What is expected: Within the entries below, please return exactly the lines from the one with "Write a web" through the one with "var yTicks = [0, 20, 40, 60, 80, 100];", leaving out any pictures.

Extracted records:
################

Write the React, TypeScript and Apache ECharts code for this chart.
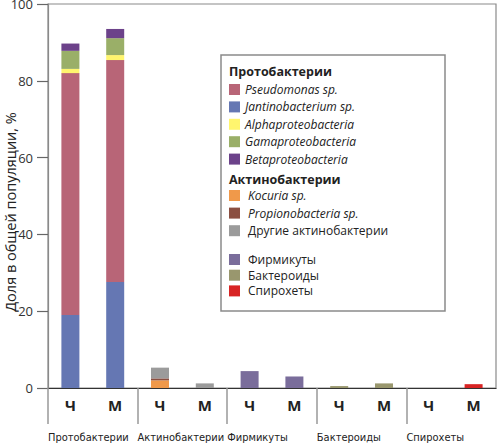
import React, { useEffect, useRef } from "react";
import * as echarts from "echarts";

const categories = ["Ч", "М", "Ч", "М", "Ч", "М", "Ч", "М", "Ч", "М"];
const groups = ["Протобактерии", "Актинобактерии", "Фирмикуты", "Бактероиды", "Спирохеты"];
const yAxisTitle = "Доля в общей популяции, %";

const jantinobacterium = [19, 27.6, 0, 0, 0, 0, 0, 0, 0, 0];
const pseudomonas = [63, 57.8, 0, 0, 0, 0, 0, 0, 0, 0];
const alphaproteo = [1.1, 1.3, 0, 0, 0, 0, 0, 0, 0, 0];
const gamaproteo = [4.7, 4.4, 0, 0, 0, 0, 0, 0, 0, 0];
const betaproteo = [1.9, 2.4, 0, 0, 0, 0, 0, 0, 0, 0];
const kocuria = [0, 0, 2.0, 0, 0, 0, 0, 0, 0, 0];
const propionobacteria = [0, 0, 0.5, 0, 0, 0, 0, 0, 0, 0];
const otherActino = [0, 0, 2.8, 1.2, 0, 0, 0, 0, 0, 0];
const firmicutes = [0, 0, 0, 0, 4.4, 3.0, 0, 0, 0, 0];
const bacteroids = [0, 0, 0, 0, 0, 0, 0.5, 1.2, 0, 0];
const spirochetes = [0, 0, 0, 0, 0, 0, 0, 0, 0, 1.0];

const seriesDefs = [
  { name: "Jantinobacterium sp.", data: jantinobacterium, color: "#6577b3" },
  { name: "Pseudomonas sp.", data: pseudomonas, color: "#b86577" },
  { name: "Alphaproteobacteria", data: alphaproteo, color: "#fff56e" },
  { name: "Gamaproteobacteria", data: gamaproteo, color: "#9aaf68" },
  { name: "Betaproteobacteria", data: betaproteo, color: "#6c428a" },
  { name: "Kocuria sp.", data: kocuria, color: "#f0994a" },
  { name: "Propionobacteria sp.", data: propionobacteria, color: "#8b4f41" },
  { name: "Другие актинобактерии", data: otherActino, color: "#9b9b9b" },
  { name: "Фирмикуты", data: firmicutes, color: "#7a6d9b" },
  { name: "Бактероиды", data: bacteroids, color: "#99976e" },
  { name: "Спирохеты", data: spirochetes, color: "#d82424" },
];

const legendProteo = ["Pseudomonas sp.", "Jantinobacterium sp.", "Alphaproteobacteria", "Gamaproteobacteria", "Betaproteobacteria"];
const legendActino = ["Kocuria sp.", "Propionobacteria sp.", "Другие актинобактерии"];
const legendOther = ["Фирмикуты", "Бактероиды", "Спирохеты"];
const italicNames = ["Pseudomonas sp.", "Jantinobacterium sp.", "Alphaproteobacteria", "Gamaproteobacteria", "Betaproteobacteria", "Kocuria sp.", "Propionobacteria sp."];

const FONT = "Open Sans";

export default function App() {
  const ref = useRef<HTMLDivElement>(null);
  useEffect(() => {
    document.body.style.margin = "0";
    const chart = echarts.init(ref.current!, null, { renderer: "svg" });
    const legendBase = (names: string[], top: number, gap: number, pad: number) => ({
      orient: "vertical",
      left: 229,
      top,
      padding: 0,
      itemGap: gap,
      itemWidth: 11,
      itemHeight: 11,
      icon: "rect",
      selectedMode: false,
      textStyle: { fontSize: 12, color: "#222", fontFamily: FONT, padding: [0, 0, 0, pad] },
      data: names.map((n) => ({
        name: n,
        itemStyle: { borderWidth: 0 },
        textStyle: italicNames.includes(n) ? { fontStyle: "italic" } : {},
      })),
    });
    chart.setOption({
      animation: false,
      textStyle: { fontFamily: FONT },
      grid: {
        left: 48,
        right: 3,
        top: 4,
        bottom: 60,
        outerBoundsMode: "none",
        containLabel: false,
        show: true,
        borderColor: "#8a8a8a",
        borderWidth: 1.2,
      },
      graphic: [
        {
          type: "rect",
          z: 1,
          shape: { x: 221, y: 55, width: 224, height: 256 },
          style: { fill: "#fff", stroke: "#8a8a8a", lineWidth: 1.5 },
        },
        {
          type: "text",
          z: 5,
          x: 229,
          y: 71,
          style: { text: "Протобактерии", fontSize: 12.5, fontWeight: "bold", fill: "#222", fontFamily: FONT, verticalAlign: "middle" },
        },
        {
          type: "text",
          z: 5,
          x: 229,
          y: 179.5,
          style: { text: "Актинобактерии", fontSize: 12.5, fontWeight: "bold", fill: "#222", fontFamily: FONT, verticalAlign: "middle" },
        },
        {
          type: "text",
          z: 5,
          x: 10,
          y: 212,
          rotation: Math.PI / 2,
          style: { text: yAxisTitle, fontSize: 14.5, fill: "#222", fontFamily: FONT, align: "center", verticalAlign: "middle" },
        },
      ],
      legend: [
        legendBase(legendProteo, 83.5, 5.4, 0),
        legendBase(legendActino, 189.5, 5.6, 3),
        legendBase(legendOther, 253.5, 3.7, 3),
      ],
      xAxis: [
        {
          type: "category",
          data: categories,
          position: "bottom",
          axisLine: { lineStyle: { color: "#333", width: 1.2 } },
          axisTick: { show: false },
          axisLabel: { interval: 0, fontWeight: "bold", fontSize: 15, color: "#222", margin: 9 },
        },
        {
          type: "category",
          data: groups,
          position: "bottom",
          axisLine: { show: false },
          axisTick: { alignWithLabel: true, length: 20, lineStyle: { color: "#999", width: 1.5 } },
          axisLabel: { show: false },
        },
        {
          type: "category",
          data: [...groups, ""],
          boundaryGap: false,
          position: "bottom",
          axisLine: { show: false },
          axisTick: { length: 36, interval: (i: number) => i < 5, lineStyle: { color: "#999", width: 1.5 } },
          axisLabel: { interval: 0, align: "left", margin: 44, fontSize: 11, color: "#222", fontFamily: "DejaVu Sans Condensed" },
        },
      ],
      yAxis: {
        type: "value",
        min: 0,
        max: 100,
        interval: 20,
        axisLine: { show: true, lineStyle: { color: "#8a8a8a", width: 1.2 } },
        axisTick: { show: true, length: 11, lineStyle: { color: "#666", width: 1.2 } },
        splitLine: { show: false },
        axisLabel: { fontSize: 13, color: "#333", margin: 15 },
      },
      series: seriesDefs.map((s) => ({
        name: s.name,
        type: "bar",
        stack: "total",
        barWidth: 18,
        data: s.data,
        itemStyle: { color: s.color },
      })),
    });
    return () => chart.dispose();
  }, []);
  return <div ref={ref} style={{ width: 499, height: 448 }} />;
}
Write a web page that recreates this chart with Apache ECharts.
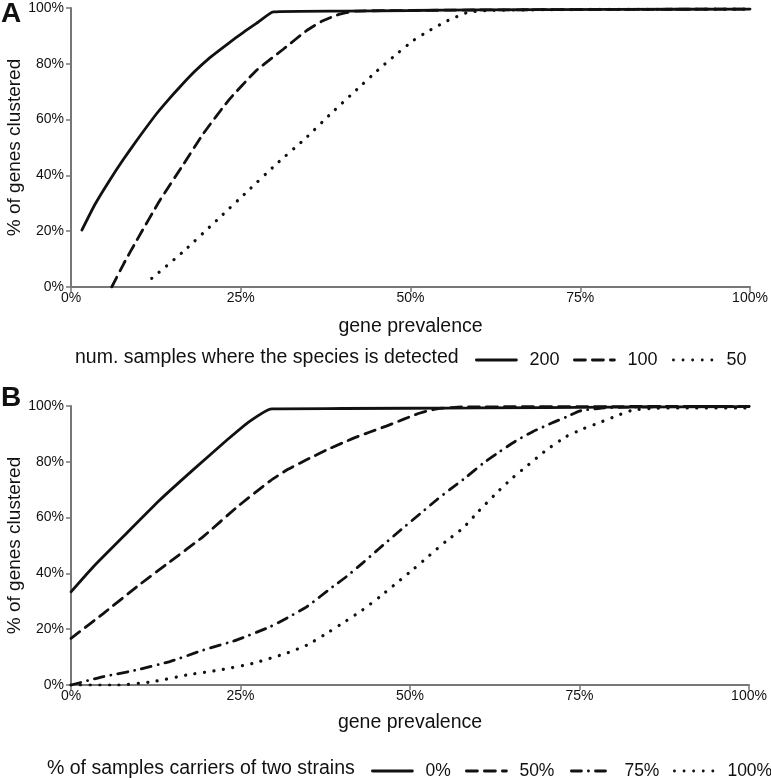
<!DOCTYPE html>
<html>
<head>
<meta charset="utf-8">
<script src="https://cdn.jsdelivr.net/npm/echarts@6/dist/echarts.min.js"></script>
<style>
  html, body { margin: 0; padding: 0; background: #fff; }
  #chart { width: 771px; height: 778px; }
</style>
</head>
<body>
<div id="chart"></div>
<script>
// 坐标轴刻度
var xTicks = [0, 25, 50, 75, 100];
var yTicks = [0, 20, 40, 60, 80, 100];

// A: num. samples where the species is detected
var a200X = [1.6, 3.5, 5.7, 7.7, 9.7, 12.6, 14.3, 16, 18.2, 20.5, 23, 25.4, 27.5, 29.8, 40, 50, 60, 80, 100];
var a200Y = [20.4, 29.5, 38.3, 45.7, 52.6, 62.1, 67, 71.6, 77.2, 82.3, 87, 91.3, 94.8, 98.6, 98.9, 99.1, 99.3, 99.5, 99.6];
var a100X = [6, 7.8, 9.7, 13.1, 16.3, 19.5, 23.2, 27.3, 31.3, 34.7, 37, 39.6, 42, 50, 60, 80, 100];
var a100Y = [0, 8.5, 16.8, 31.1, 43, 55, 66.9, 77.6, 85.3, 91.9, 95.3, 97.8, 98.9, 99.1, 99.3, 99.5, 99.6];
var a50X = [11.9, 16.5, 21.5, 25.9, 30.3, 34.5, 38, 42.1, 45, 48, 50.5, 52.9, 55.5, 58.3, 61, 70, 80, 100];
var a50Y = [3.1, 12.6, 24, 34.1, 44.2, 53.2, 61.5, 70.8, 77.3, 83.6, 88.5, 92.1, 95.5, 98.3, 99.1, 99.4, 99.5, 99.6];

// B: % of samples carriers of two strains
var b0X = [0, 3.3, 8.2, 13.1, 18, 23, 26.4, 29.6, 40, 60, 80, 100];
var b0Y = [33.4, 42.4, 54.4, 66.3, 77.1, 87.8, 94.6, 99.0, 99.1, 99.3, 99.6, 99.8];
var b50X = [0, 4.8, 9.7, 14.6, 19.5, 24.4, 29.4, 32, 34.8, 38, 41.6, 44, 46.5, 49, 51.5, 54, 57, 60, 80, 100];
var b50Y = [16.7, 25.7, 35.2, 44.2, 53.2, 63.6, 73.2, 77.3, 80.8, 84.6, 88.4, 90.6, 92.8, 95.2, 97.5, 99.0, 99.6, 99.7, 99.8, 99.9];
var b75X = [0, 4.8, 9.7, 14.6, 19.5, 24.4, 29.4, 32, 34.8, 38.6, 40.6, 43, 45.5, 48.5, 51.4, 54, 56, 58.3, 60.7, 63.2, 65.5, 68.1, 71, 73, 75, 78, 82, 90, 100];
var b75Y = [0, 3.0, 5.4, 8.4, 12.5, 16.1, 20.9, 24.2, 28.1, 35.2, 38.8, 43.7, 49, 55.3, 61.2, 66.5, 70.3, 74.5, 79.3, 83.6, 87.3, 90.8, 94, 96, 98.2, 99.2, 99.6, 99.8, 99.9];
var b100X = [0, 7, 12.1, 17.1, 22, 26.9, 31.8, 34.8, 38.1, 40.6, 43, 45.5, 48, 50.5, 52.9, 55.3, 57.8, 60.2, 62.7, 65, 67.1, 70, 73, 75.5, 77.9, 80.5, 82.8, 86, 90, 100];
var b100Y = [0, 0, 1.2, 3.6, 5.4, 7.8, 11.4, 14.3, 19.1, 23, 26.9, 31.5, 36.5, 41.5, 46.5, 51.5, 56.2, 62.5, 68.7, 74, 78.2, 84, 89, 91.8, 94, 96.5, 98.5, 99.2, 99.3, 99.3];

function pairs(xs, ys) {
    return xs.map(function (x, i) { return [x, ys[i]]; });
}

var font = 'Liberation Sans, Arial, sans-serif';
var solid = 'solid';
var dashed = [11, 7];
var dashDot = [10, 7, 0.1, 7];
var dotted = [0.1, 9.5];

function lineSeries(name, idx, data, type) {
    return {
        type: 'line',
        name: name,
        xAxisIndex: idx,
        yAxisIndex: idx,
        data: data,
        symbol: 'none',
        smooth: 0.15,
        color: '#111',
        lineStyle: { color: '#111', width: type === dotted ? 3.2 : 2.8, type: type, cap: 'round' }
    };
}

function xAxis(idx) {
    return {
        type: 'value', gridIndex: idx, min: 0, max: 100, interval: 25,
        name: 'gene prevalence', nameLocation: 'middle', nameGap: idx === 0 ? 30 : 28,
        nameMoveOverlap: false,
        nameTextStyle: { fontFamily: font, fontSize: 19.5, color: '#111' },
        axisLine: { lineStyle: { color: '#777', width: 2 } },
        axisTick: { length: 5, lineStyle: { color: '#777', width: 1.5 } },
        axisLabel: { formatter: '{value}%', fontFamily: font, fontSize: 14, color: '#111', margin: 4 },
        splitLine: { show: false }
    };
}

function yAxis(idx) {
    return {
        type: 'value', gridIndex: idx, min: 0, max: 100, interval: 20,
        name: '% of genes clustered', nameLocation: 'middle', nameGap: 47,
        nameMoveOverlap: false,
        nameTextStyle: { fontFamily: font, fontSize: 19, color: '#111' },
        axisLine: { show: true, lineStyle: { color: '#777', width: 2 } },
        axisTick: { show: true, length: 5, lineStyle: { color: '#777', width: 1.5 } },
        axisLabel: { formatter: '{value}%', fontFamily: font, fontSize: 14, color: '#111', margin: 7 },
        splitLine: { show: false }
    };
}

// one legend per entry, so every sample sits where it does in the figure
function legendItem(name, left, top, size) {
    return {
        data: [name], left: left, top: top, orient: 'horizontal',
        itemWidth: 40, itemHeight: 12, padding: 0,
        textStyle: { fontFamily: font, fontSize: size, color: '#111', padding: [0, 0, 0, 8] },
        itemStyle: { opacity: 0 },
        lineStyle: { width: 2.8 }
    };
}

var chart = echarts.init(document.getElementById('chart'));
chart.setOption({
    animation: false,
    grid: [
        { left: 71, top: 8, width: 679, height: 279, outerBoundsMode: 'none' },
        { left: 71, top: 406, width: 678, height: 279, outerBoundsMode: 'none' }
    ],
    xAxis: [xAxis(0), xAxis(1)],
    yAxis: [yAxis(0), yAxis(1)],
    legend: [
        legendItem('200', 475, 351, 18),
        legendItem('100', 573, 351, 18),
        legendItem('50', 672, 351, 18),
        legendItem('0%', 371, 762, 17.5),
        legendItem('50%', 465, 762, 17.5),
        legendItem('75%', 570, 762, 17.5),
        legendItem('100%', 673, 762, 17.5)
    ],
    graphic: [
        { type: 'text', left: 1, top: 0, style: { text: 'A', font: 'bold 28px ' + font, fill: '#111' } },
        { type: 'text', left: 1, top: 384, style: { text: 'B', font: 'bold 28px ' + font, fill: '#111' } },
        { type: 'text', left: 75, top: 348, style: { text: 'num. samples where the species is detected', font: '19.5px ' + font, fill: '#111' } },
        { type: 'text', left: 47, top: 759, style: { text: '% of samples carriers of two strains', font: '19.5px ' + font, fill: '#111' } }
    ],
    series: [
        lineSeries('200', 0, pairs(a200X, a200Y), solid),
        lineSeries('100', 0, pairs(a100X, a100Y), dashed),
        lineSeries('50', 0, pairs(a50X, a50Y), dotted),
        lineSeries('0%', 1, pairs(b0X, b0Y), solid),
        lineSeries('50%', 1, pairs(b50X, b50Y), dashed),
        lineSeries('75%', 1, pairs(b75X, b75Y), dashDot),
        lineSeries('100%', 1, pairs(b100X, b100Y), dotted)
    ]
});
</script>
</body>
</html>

################

Correct response:
Write a web page that recreates this chart with Apache ECharts.
<!DOCTYPE html>
<html>
<head>
<meta charset="utf-8">
<script src="https://cdn.jsdelivr.net/npm/echarts@6/dist/echarts.min.js"></script>
<style>
  html, body { margin: 0; padding: 0; background: #fff; }
  #chart { width: 771px; height: 778px; }
</style>
</head>
<body>
<div id="chart"></div>
<script>
// 坐标轴刻度
var xTicks = [0, 25, 50, 75, 100];
var yTicks = [0, 20, 40, 60, 80, 100];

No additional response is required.